-------- MATERIAL PROVIDED --------

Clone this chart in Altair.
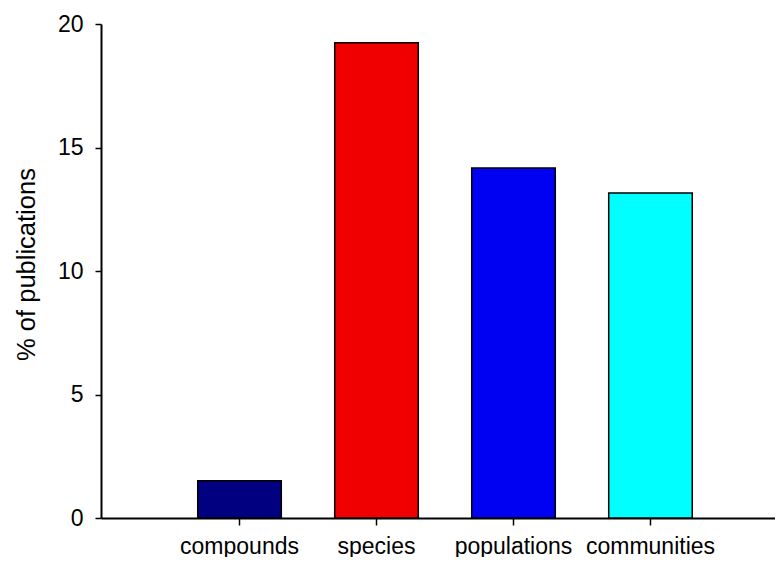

--------
-------- MATERIAL PROVIDED --------

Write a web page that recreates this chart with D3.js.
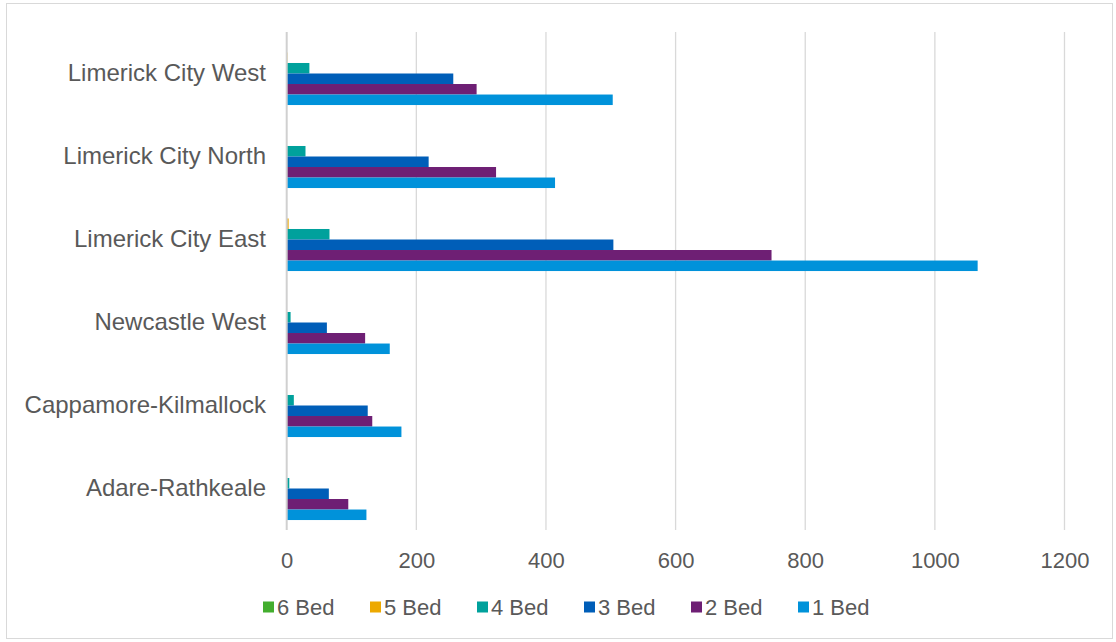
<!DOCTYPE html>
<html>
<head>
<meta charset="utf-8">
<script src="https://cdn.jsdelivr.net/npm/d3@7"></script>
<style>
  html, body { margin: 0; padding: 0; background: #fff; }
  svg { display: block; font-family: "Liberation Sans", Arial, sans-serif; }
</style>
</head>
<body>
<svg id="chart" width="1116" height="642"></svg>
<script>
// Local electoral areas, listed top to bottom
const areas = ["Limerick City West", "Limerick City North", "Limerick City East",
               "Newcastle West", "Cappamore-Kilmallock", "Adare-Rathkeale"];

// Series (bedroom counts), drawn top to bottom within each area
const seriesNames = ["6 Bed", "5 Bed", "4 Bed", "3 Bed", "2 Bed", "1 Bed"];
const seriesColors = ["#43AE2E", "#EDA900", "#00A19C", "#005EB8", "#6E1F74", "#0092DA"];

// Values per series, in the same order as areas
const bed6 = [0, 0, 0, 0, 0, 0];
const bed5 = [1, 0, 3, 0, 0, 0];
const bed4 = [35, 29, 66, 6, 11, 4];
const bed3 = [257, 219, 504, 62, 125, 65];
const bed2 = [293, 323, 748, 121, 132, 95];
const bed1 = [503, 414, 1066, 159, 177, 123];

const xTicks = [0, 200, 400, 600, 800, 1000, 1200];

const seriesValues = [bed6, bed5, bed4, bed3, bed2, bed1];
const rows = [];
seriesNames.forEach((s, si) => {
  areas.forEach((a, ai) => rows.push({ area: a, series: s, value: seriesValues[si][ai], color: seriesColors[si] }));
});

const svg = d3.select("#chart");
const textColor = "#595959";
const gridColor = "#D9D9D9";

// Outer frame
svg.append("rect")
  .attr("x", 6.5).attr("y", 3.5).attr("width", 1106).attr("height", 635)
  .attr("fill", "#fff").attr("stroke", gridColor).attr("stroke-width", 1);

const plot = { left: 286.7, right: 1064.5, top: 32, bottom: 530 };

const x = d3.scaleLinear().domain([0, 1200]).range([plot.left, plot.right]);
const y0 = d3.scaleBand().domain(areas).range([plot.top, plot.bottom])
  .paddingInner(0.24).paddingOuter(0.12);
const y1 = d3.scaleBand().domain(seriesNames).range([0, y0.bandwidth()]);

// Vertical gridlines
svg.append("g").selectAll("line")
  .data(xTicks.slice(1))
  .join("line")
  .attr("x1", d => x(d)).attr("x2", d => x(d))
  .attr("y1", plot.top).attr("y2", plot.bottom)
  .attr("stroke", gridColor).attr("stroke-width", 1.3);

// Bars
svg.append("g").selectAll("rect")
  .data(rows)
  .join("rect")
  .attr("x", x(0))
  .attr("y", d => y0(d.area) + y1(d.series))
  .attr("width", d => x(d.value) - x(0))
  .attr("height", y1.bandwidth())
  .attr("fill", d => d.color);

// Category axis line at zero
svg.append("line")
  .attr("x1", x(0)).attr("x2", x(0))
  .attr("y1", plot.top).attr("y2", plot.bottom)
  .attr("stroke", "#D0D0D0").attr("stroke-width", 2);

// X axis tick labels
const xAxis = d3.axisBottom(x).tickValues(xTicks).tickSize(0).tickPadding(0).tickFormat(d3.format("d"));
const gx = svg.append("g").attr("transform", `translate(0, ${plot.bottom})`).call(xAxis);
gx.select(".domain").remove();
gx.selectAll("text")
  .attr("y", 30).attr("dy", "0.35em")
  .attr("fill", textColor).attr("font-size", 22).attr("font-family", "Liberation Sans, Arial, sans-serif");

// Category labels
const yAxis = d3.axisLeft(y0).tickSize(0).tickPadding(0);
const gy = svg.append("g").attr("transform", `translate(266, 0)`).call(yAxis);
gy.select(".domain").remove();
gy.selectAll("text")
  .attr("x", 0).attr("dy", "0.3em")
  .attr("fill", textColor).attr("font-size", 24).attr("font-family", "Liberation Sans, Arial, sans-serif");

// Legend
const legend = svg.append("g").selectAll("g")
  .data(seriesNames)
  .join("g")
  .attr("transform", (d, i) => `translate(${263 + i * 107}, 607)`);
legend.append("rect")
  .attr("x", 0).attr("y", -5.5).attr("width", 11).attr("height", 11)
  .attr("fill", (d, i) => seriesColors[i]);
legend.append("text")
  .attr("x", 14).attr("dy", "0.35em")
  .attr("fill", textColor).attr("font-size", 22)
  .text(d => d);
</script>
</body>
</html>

--------

## EXERCISE TASK
Pictures are not part of the copy. Reproduce the lines from the one containing "Write a web" through the one containing "const bed1 = [503, 414, 1066, 159, 177, 123];", exactly and nothing more.

## RESPONSE FOR THIS EXERCISE
Write a web page that recreates this chart with D3.js.
<!DOCTYPE html>
<html>
<head>
<meta charset="utf-8">
<script src="https://cdn.jsdelivr.net/npm/d3@7"></script>
<style>
  html, body { margin: 0; padding: 0; background: #fff; }
  svg { display: block; font-family: "Liberation Sans", Arial, sans-serif; }
</style>
</head>
<body>
<svg id="chart" width="1116" height="642"></svg>
<script>
// Local electoral areas, listed top to bottom
const areas = ["Limerick City West", "Limerick City North", "Limerick City East",
               "Newcastle West", "Cappamore-Kilmallock", "Adare-Rathkeale"];

// Series (bedroom counts), drawn top to bottom within each area
const seriesNames = ["6 Bed", "5 Bed", "4 Bed", "3 Bed", "2 Bed", "1 Bed"];
const seriesColors = ["#43AE2E", "#EDA900", "#00A19C", "#005EB8", "#6E1F74", "#0092DA"];

// Values per series, in the same order as areas
const bed6 = [0, 0, 0, 0, 0, 0];
const bed5 = [1, 0, 3, 0, 0, 0];
const bed4 = [35, 29, 66, 6, 11, 4];
const bed3 = [257, 219, 504, 62, 125, 65];
const bed2 = [293, 323, 748, 121, 132, 95];
const bed1 = [503, 414, 1066, 159, 177, 123];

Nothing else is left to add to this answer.